Prosecutors raid Russian oil giant
Prosecutors began searching the archives at Russia’s biggest oil producer today in what appeared to be the latest legal manoeuvre against the oil giant.
The search at Yukos’ Moscow headquarters came as a senior business representative presented an appeal from the country’s top business leaders to President Vladimir Putin not to upset the Russia’s fragile stability.
Albert Mkrtuchev, a Yukos lawyer, said about 20 investigators from the prosecutor general’s office showed up without a search warrant and began searching through the archives. He said that after about 10 minutes, Yukos lawyers were permitted to be present during the search.
A spokeswoman for the Prosecutor General’s Office, Natalya Vishnyakova, denied that investigators had shown up without a warrant.
The pursuit of Yukos has left foreign investors jittery about the stability of companies formed on the basis of the controversial privatisation deals of the 1990s.
Arkady Volsky, the head of the Russian Union of Industrialists and Entrepreneurs, said at a Kremlin meeting with Putin, senior MPs and regional leaders that he feared such investigations could lead to instability.
“We had a normal, stable situation, but actions upsetting the situation have begun,” Volsky said.
“I ask the law enforcement agencies not to make the situation explosive,” he said. He added that he did not want to interfere in the work of prosecutors, but questioned “why they first put someone in jail and then figure out what’s going on, and not vice versa.”

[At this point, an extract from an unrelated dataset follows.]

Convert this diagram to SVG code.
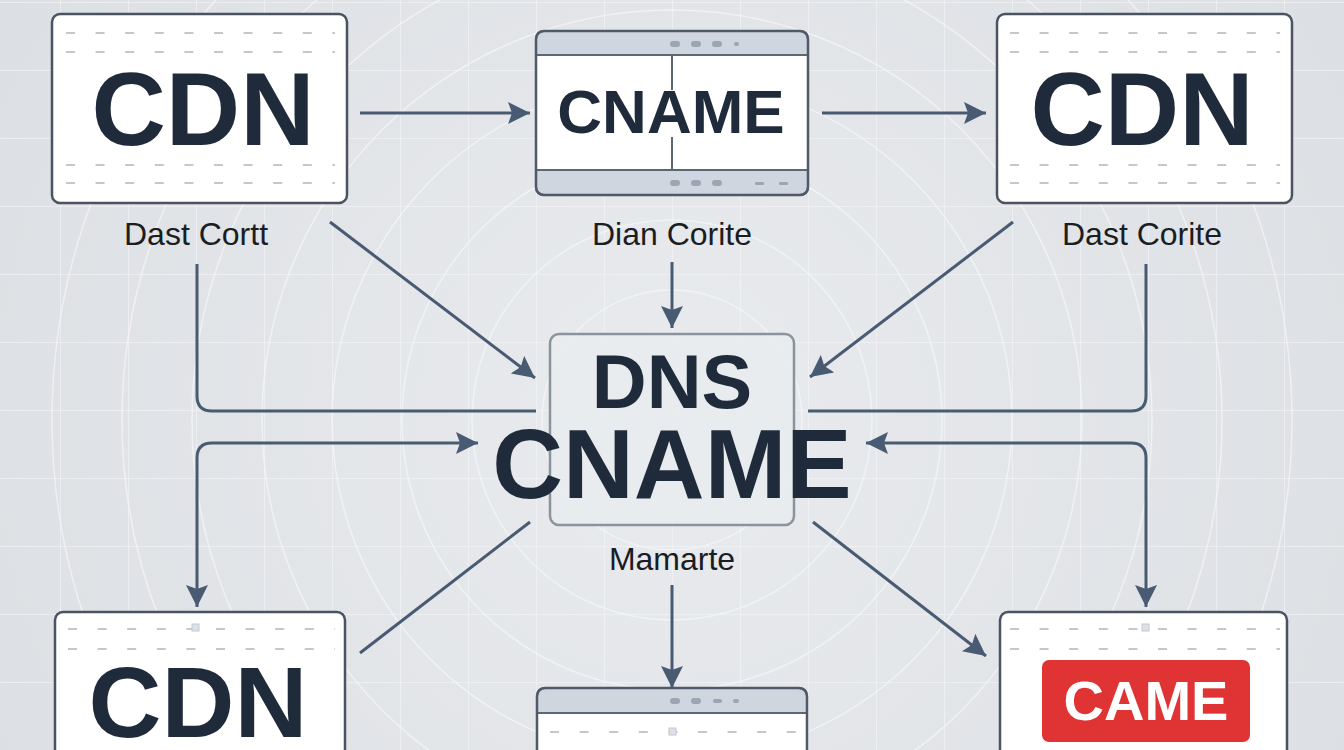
<svg xmlns="http://www.w3.org/2000/svg" width="1344" height="750" viewBox="0 0 1344 750">
<defs>
<radialGradient id="bg" cx="672" cy="420" r="800" gradientUnits="userSpaceOnUse">
<stop offset="0" stop-color="#e9ebee"/>
<stop offset="1" stop-color="#dcdfe3"/>
</radialGradient>
<marker id="ah" markerWidth="24" markerHeight="22" refX="22" refY="11" orient="auto-start-reverse" markerUnits="userSpaceOnUse">
<path d="M0,0 L22,11 L0,22 L4,11 z" fill="#485b72"/>
</marker>
<pattern id="grid" x="-8" y="2" width="68" height="68" patternUnits="userSpaceOnUse">
<path d="M0,0 H68 M0,0 V68" fill="none" stroke="#f4f5f7" stroke-width="1.5" opacity="0.8"/>
</pattern>
</defs>
<style>
.box{fill:#ffffff;stroke:#4a5361;stroke-width:2.5}
.big{font-family:"Liberation Sans",Arial,sans-serif;font-weight:bold;fill:#1f2b3b;text-anchor:middle}
.lbl{font-family:"Liberation Sans",Arial,sans-serif;font-size:32px;fill:#1a1d22;text-anchor:middle}
.dash{stroke:#c3c8cf;stroke-width:2;stroke-dasharray:9 20.6}
.bar{fill:#cfd6df;stroke:#5d6673;stroke-width:2}
.dot{fill:#9ba6b4}
.con{fill:none;stroke:#485b72;stroke-width:3}
.ring{fill:none;stroke:#f6f7f9;stroke-width:1.5;opacity:0.7}
</style>
<rect x="0" y="0" width="1344" height="750" fill="url(#bg)"/>
<rect x="0" y="0" width="1344" height="750" fill="url(#grid)"/>
<g id="rings">
<circle class="ring" cx="672" cy="420" r="130"/>
<circle class="ring" cx="672" cy="420" r="200"/>
<circle class="ring" cx="672" cy="420" r="270"/>
<circle class="ring" cx="672" cy="420" r="340"/>
<circle class="ring" cx="672" cy="420" r="410"/>
<circle class="ring" cx="672" cy="420" r="480"/>
<circle class="ring" cx="672" cy="420" r="550"/>
<circle class="ring" cx="672" cy="420" r="620"/>
</g>

<g id="connectors">
<line class="con" x1="360" y1="113" x2="530" y2="113" marker-end="url(#ah)"/>
<line class="con" x1="822" y1="113" x2="986" y2="113" marker-end="url(#ah)"/>
<line class="con" x1="672" y1="262" x2="672" y2="328" marker-end="url(#ah)"/>
<line class="con" x1="330" y1="222" x2="535" y2="378" marker-end="url(#ah)"/>
<line class="con" x1="1013" y1="222" x2="810" y2="377" marker-end="url(#ah)"/>
<path class="con" d="M197,264 V396 Q197,411 212,411 H536"/>
<path class="con" d="M478,443 H212 Q197,443 197,458 V607" marker-start="url(#ah)" marker-end="url(#ah)"/>
<path class="con" d="M1146,264 V396 Q1146,411 1131,411 H808"/>
<path class="con" d="M866,443 H1131 Q1146,443 1146,458 V607" marker-start="url(#ah)" marker-end="url(#ah)"/>
<line class="con" x1="530" y1="522" x2="360" y2="653"/>
<line class="con" x1="813" y1="522" x2="986" y2="656" marker-end="url(#ah)"/>
<line class="con" x1="672" y1="585" x2="672" y2="688" marker-end="url(#ah)"/>
</g>

<g id="cdn-top-left">
<rect class="box" x="52" y="14" width="295" height="189" rx="8"/>
<line class="dash" x1="66" y1="33" x2="335" y2="33"/>
<line class="dash" x1="66" y1="52" x2="335" y2="52"/>
<line class="dash" x1="66" y1="165" x2="335" y2="165"/>
<line class="dash" x1="66" y1="183" x2="335" y2="183"/>
<text class="big" x="203" y="145" font-size="103">CDN</text>
<text class="lbl" x="196" y="245">Dast Cortt</text>
</g>

<g id="cname-top">
<rect x="536" y="31" width="272" height="164" rx="8" fill="#ffffff"/>
<path class="bar" d="M544,31 H800 Q808,31 808,39 V55 H536 V39 Q536,31 544,31 z"/>
<path class="bar" d="M536,170 H808 V187 Q808,195 800,195 H544 Q536,195 536,187 z"/>
<rect x="536" y="31" width="272" height="164" rx="8" fill="none" stroke="#4f5967" stroke-width="2.5"/>
<line x1="672" y1="55" x2="672" y2="90" stroke="#5d6673" stroke-width="2"/>
<line x1="672" y1="137" x2="672" y2="170" stroke="#5d6673" stroke-width="2"/>
<rect class="dot" x="670" y="41" width="10" height="6" rx="3"/>
<rect class="dot" x="691" y="41" width="10" height="6" rx="3"/>
<rect class="dot" x="712" y="41" width="10" height="6" rx="3"/>
<rect class="dot" x="734" y="42" width="5" height="4" rx="2"/>
<rect class="dot" x="670" y="180" width="10" height="6" rx="3"/>
<rect class="dot" x="691" y="180" width="10" height="6" rx="3"/>
<rect class="dot" x="712" y="180" width="10" height="6" rx="3"/>
<rect class="dot" x="755" y="182" width="9" height="3" rx="1"/>
<rect class="dot" x="779" y="182" width="9" height="3" rx="1"/>
<text class="big" x="671" y="133" font-size="62">CNAME</text>
<text class="lbl" x="672" y="245">Dian Corite</text>
</g>

<g id="cdn-top-right">
<rect class="box" x="997" y="14" width="295" height="189" rx="8"/>
<line class="dash" x1="1010" y1="33" x2="1280" y2="33"/>
<line class="dash" x1="1010" y1="52" x2="1280" y2="52"/>
<line class="dash" x1="1010" y1="165" x2="1280" y2="165"/>
<line class="dash" x1="1010" y1="183" x2="1280" y2="183"/>
<text class="big" x="1142" y="145" font-size="103">CDN</text>
<text class="lbl" x="1142" y="245">Dast Corite</text>
</g>

<g id="dns-cname">
<rect x="550" y="334" width="244" height="191" rx="9" fill="#e9ecef" fill-opacity="0.85" stroke="#8b939d" stroke-width="2.5"/>
<text class="big" x="672" y="408" font-size="76">DNS</text>
<text class="big" x="672" y="498" font-size="98">CNAME</text>
<text class="lbl" x="672" y="570">Mamarte</text>
</g>

<g id="cdn-bottom-left">
<rect class="box" x="55" y="612" width="290" height="160" rx="8"/>
<line class="dash" x1="68" y1="629" x2="335" y2="629"/>
<line class="dash" x1="68" y1="649" x2="335" y2="649"/>
<rect x="192" y="624" width="7" height="7" fill="#dde1e6" stroke="#c3c8cf"/>
<text class="big" x="198" y="737" font-size="101">CDN</text>
</g>

<g id="window-bottom">
<rect x="537" y="688" width="270" height="80" rx="8" fill="#ffffff"/>
<path class="bar" d="M545,688 H799 Q807,688 807,696 V713 H537 V696 Q537,688 545,688 z"/>
<rect x="537" y="688" width="270" height="80" rx="8" fill="none" stroke="#4f5967" stroke-width="2.5"/>
<rect class="dot" x="670" y="698" width="10" height="6" rx="3"/>
<rect class="dot" x="691" y="698" width="10" height="6" rx="3"/>
<rect class="dot" x="713" y="699" width="9" height="4" rx="2"/>
<rect class="dot" x="733" y="699" width="6" height="4" rx="2"/>
<line class="dash" x1="550" y1="732" x2="800" y2="732"/>
<rect x="669" y="728" width="7" height="7" fill="#dde1e6" stroke="#c3c8cf"/>
</g>

<g id="came-bottom-right">
<rect class="box" x="1000" y="612" width="287" height="160" rx="8"/>
<line class="dash" x1="1010" y1="629" x2="1280" y2="629"/>
<line class="dash" x1="1010" y1="649" x2="1280" y2="649"/>
<rect x="1142" y="624" width="7" height="7" fill="#dde1e6" stroke="#c3c8cf"/>
<rect x="1042" y="660" width="208" height="82" rx="7" fill="#e03434"/>
<text class="big" x="1146" y="720" font-size="56" style="fill:#ffffff">CAME</text>
</g>
</svg>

Last week, Yukos shareholder Platon Lebedev was arrested in connection with accusations of fraud during the 1994 government sale of a fertiliser plant.
On Tuesday, the Prosecutor General’s Office opened an investigation into Yukos’ acquisition of a stake in Yeniseineftegaz, an energy firm with licenses to develop potentially lucrative oil fields in Siberia. On Wednesday, the prosecutors pledged to investigate llegations of tax evasion by Yukos.
Opposition politicians and analysts say the probes into Yukos are politically motivated and a warning to powerful Russian businessmen to keep out of politics.